Blue is the Warmest Color

Although this is not my first time watching the movie, as I had previously watched it when I was younger, it was my first time trying to break down the movie from my new perspective as a young queer adult. Watching this movie as a teenage queer individual I was able to indulge fully in a movie about sexual self discovery, the process of betrayal, and later on the power of walking away. I became so immersed with this movie because it was the closest representation that I had of myself. A young women falling in love with another, and a whole movie about it? I was all for it.

Now, as I dissect the movie a bit more I become more aware of how this movie still resonates with me. Not only did I see myself as younger Adele and her struggle to accept her own sexuality while unafraid to indulge in it, but I saw myself as Emma too. Super comfortable and unapologetic about who she is, although you see her bend at times for the sake of Adele. It was interesting to be able to relate to juxtaposing positions although they were both intertwined.

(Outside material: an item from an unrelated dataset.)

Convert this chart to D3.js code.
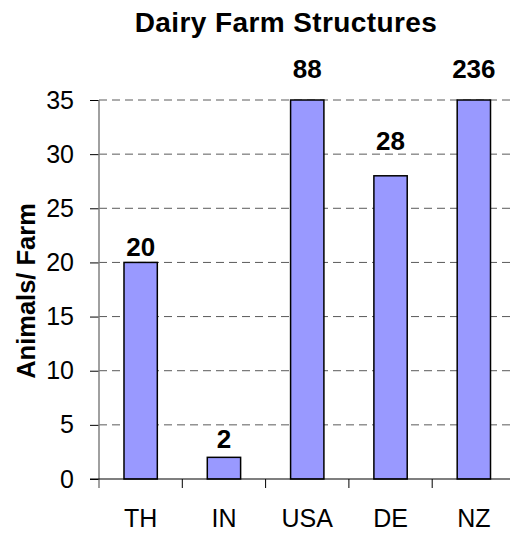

Watching the struggle that Adele goes through after the end of her relationship allowed me to wallow in pain that I had, yet was not allowing myself to feel. A pain that later turns into the strength she gathers to go and see this exhibition that Emma has invited her, and also the strength she gathers to leave. Although I had not understood the reason behind her not staying to talk to the young gentleman before, I more than understood it this time. Adele was aware of her own need to heal and she steps away, because although the wound isn’t fresh, it still very much sensitive. In that moment I was able to understand as well. I thought watching this movie I would be more critical, but was pleased to know that I just needed a personal cry of my own, and that on it’s own is liberating.